• **What is needed**
Begin with the first line below and retype each line exactly through the line containing "return 1 - py / H". Any pictures are to be left out.

* start Information provided *

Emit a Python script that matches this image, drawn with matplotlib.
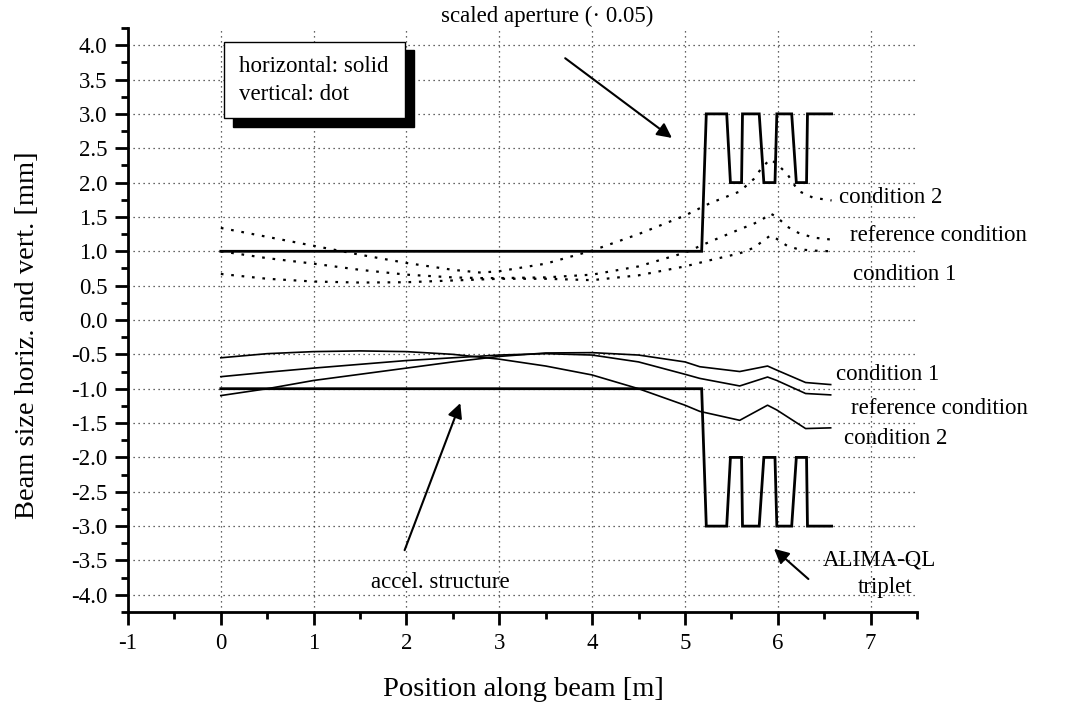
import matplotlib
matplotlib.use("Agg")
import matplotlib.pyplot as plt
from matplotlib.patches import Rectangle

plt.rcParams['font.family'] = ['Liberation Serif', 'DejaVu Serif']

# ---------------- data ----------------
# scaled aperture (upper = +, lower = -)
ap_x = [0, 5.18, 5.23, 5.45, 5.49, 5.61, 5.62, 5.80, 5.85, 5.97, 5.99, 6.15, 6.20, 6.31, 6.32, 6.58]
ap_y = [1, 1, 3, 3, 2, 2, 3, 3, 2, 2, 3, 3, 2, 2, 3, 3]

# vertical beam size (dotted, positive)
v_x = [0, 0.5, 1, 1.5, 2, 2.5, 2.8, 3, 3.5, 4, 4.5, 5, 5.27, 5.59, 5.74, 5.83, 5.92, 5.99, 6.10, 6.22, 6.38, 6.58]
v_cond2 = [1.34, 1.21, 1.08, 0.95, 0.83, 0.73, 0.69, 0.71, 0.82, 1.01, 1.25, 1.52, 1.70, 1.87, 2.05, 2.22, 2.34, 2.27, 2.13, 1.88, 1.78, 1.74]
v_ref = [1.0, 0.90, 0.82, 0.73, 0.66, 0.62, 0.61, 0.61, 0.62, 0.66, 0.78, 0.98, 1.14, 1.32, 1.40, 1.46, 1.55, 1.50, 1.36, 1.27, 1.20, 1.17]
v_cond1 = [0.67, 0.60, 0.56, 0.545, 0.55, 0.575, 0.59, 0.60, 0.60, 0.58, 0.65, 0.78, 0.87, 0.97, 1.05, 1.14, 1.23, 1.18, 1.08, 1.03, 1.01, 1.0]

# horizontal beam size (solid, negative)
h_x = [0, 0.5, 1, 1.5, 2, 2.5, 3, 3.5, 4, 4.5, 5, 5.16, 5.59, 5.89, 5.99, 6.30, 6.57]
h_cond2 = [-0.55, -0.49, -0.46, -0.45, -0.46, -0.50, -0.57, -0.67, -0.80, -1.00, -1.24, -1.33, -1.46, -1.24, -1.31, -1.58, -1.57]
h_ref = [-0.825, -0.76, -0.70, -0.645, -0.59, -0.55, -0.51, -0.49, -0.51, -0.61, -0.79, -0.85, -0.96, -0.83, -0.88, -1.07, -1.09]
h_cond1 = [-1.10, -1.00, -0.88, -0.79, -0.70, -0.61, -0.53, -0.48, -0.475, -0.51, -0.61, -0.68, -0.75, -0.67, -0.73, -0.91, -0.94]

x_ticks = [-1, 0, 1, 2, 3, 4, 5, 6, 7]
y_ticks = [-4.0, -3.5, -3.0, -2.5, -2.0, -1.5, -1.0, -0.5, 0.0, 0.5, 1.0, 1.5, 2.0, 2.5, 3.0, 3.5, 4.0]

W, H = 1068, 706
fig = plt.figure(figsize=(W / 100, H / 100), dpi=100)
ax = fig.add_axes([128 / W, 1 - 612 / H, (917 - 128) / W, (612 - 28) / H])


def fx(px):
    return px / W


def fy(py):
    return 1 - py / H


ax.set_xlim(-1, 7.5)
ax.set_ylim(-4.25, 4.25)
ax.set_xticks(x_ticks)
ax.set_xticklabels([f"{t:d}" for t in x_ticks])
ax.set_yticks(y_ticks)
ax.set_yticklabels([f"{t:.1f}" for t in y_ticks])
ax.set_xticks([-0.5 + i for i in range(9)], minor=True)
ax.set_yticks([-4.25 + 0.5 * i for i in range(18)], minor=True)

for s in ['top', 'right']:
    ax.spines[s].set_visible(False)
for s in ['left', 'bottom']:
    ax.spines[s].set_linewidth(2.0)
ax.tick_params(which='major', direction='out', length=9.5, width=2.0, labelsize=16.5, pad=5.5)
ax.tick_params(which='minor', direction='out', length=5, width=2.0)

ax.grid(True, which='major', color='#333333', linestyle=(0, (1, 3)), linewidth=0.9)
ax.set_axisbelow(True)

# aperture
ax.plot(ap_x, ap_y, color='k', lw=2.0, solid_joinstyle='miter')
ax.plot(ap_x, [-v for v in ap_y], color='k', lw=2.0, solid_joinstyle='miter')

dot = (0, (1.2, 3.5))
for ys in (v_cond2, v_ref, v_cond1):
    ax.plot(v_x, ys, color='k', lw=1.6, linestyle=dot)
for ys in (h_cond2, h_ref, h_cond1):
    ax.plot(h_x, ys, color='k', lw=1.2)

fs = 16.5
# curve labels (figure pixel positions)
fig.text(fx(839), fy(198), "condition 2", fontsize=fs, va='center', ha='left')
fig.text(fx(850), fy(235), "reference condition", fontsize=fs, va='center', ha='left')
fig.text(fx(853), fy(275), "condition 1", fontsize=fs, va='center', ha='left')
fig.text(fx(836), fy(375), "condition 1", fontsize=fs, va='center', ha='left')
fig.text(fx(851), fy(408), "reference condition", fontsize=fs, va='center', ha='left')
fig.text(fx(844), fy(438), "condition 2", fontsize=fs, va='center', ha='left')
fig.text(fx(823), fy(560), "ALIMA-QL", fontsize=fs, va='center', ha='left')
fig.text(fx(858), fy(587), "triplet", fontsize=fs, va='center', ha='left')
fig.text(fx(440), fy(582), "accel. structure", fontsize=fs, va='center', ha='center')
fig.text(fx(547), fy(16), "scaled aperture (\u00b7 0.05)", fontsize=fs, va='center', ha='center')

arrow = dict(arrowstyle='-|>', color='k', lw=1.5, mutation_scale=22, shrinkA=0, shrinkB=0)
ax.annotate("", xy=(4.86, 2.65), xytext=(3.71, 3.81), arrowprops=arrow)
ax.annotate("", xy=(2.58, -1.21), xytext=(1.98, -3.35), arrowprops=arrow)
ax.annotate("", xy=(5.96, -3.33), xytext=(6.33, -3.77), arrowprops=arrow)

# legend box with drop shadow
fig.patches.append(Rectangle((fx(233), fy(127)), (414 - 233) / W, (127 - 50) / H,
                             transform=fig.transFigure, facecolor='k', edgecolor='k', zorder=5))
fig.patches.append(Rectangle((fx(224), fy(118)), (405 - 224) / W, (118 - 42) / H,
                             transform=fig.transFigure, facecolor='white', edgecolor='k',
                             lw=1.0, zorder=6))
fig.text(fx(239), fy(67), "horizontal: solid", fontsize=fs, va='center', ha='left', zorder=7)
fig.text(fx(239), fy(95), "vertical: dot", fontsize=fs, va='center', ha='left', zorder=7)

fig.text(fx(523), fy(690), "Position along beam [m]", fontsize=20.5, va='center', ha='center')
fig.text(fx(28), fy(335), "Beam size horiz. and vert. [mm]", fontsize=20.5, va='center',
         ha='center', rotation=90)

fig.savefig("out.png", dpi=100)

* end Information provided *

• **Final result**
Emit a Python script that matches this image, drawn with matplotlib.
import matplotlib
matplotlib.use("Agg")
import matplotlib.pyplot as plt
from matplotlib.patches import Rectangle

plt.rcParams['font.family'] = ['Liberation Serif', 'DejaVu Serif']

# ---------------- data ----------------
# scaled aperture (upper = +, lower = -)
ap_x = [0, 5.18, 5.23, 5.45, 5.49, 5.61, 5.62, 5.80, 5.85, 5.97, 5.99, 6.15, 6.20, 6.31, 6.32, 6.58]
ap_y = [1, 1, 3, 3, 2, 2, 3, 3, 2, 2, 3, 3, 2, 2, 3, 3]

# vertical beam size (dotted, positive)
v_x = [0, 0.5, 1, 1.5, 2, 2.5, 2.8, 3, 3.5, 4, 4.5, 5, 5.27, 5.59, 5.74, 5.83, 5.92, 5.99, 6.10, 6.22, 6.38, 6.58]
v_cond2 = [1.34, 1.21, 1.08, 0.95, 0.83, 0.73, 0.69, 0.71, 0.82, 1.01, 1.25, 1.52, 1.70, 1.87, 2.05, 2.22, 2.34, 2.27, 2.13, 1.88, 1.78, 1.74]
v_ref = [1.0, 0.90, 0.82, 0.73, 0.66, 0.62, 0.61, 0.61, 0.62, 0.66, 0.78, 0.98, 1.14, 1.32, 1.40, 1.46, 1.55, 1.50, 1.36, 1.27, 1.20, 1.17]
v_cond1 = [0.67, 0.60, 0.56, 0.545, 0.55, 0.575, 0.59, 0.60, 0.60, 0.58, 0.65, 0.78, 0.87, 0.97, 1.05, 1.14, 1.23, 1.18, 1.08, 1.03, 1.01, 1.0]

# horizontal beam size (solid, negative)
h_x = [0, 0.5, 1, 1.5, 2, 2.5, 3, 3.5, 4, 4.5, 5, 5.16, 5.59, 5.89, 5.99, 6.30, 6.57]
h_cond2 = [-0.55, -0.49, -0.46, -0.45, -0.46, -0.50, -0.57, -0.67, -0.80, -1.00, -1.24, -1.33, -1.46, -1.24, -1.31, -1.58, -1.57]
h_ref = [-0.825, -0.76, -0.70, -0.645, -0.59, -0.55, -0.51, -0.49, -0.51, -0.61, -0.79, -0.85, -0.96, -0.83, -0.88, -1.07, -1.09]
h_cond1 = [-1.10, -1.00, -0.88, -0.79, -0.70, -0.61, -0.53, -0.48, -0.475, -0.51, -0.61, -0.68, -0.75, -0.67, -0.73, -0.91, -0.94]

x_ticks = [-1, 0, 1, 2, 3, 4, 5, 6, 7]
y_ticks = [-4.0, -3.5, -3.0, -2.5, -2.0, -1.5, -1.0, -0.5, 0.0, 0.5, 1.0, 1.5, 2.0, 2.5, 3.0, 3.5, 4.0]

W, H = 1068, 706
fig = plt.figure(figsize=(W / 100, H / 100), dpi=100)
ax = fig.add_axes([128 / W, 1 - 612 / H, (917 - 128) / W, (612 - 28) / H])


def fx(px):
    return px / W


def fy(py):
    return 1 - py / H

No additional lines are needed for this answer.